La crónica del verano no puede ignorar el drama cercano. Aún hay gente en los refugios y mientras algunos evacuados demandan $30.000 en efectivo con piquetes frente a la Intendencia, los equipos del CeCoED trabajan en la entrega de materiales y evaluando los riesgos del retorno. Los funcionarios municipales limpian calles, desagotan sótanos y sacan peces del foso del anfiteatro que escuchó cantar a Serrat, Ismael Serrano y Air Supply en inolvidables noches de cerveza. El parador de la Zona B, principal playa sanducera, ya reconstruyó la terraza de madera que hace apenas veinte días se veía monte adentro como un navío herido. Las estatuas de Bellas Artes, algunas recuperadas en Casablanca durante la inundación, sueltan amarras y se desperezan en el parque del Museo de la Tradición.

El verano agrede a los habitantes sin playa. El río aún bordea el barranco casi hasta la nueva vereda en construcción, los árboles se internan más de quince metros corriente adentro y las mesas y bancos chapotean con el agua a media asta. Algunos botes siguen sobre el pasto del Yatch Club y la rampa de las lanchas está cubierta de agua. Sólo un fin de semana salimos, dice Mónica de 44 años, quien otros años todas las tardes después del trabajo cruzaba a la isla para un chapuzón ajeno a las aglomeraciones de esta orilla. Y sólo pudimos navegar porque no hay donde bajar. De todo el arenal de la punta, de aquel banco inmenso que había, donde acampábamos, incluso, no queda más que una franjita de dos metros de arena, comenta.
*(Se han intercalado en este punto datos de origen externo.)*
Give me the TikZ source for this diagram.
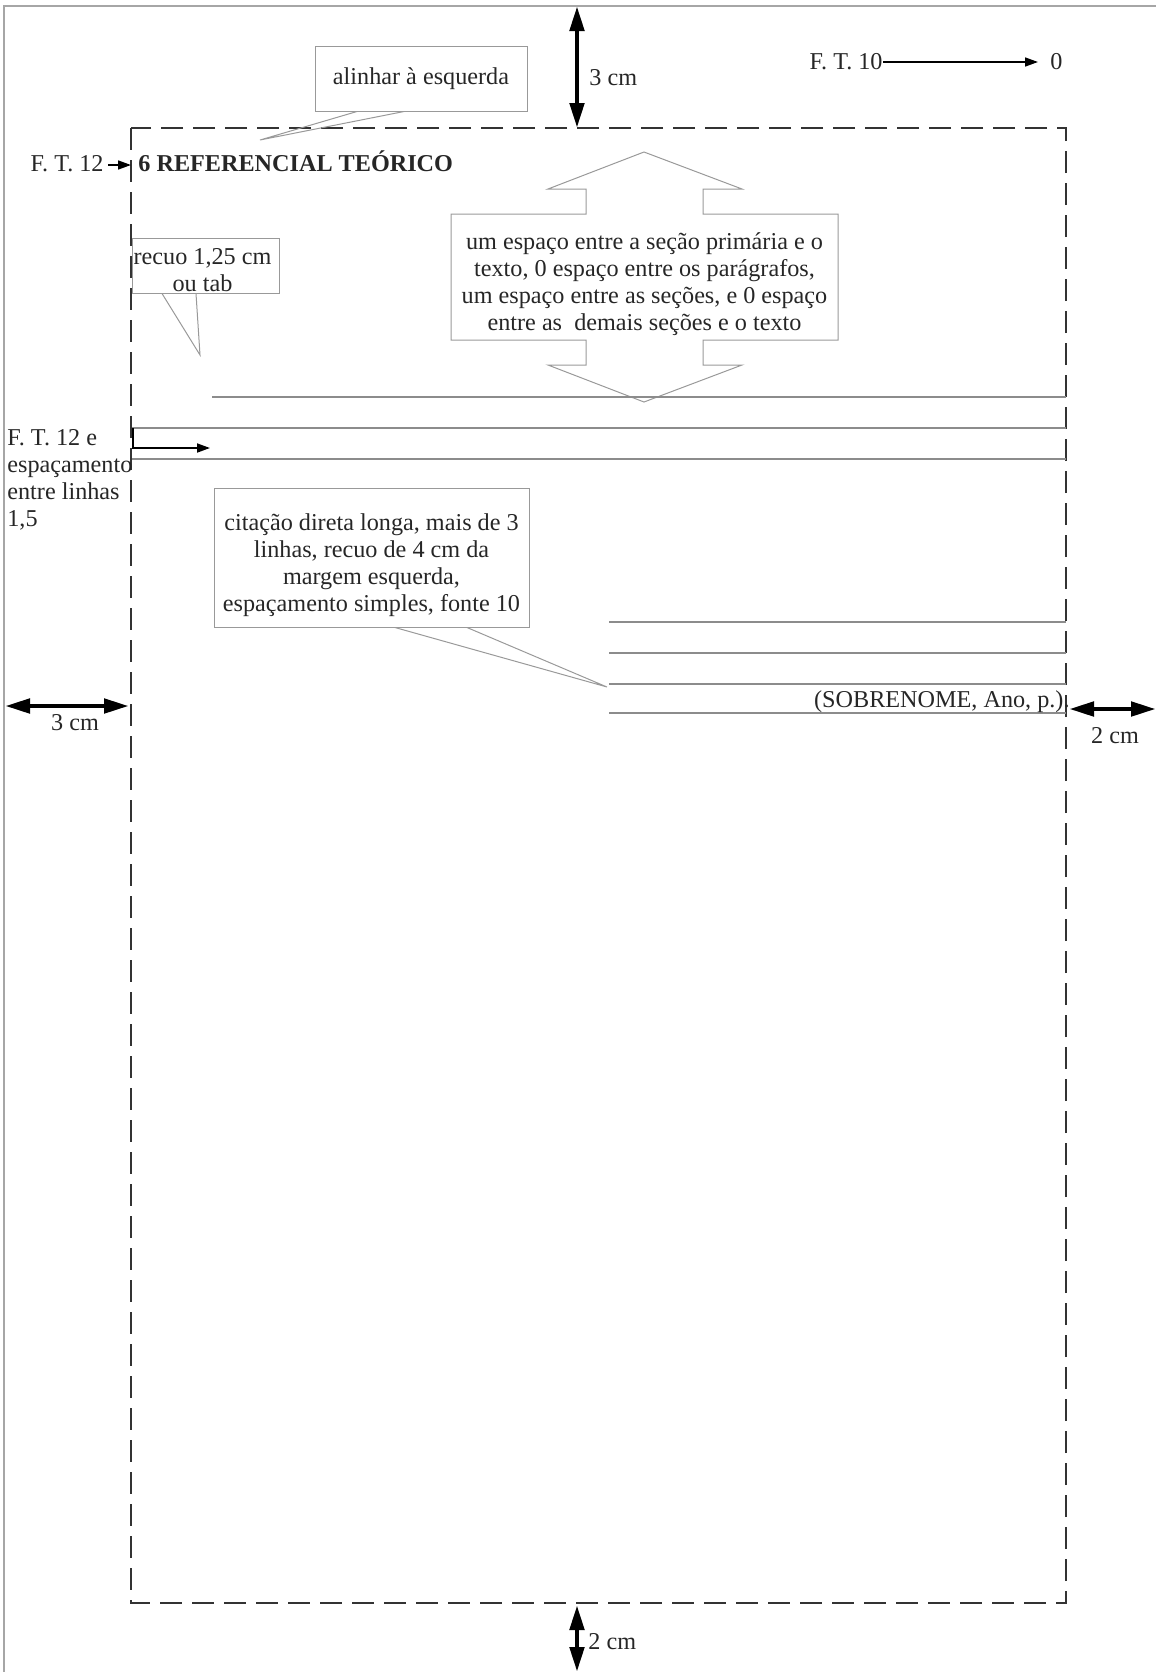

La creciente también afecta los balnearios alternativos de Paso de la Piedras y Paso Guerrero sobre el arroyo San Francisco que, bajo el monte nativo, permiten el asado de fin de semana entre aguas heladas y siestas con tábanos y demás bichos. Marisa tiene 32 años y acostumbra a acampar con su familia en la calzada del San Francisco cerca de la antigua llegada de la Autobalsa. La carpa, el toldo y la fogata contra el alambrado del camino enmarcan el despliegue de color de un tendedero de ropas secándose al sol luego de la tormenta del día anterior. Este año estamos acá sobre la calle por la crecida, comenta a las risas mientras ventila un buzo en el alambrado. Otros años acampamos en el monte, ¿ve donde terminan los postes?, de ahí para adentro, dice señalando una línea de alumbrado que acaba entre los árboles unos cincuenta metros más adelante. ¿Y no la asustan las tormentas?, le pregunto. Para nada, contesta, al que sale a acampar le pasa siempre.

También se acampa en Casablanca, Puerto Viejo en San Javier y Las Cañas en Fray Bentos. Casi sin arena y con el río lamiendo los árboles, decenas de carpas se despliegan dentro el monte y se mezclan toldos y encerados con las ramas de los algarrobos y las cumbias a todo volumen.

A pesar del calor, y no sólo por la creciente, algunos prefieren las Termas. Daymán con sus parques acuáticos y Almirón, a cinco kilómetros de Guichón, son las opciones más frescas. Almirón tal vez sean las menos conocidas y con piletas a 34 grados, unos ocho menos que Arapey, son las únicas del país de agua salada. Sergio Félix, administrador de Guaviyú, comentó que desde fin de año han tenido una asistencia promedio de 600 personas por día, llegando a 1600 los fines de semana. Hasta después de Carnaval los moteles municipales están colmados, señaló.

Los sanduceros, que durante diez años no tuvieron acceso a las playas por la contaminación industrial y el crecimiento urbano, han recuperado el río con la construcción de un nuevo colector y fuertes inversiones en el parque y la infraestructura no hace aún cinco años. Hoy lo disfrutan desde la orilla cuando la lluvia lo permite. Desde la reunión de amigos, el partido de bochas, la caminata o el “paybobeo” en auto a paso de peatón, en la tardecita todos asisten al mejor espectáculo: el cielo estallando en naranja cuando el sol se cuela por detrás de las islas argentinas.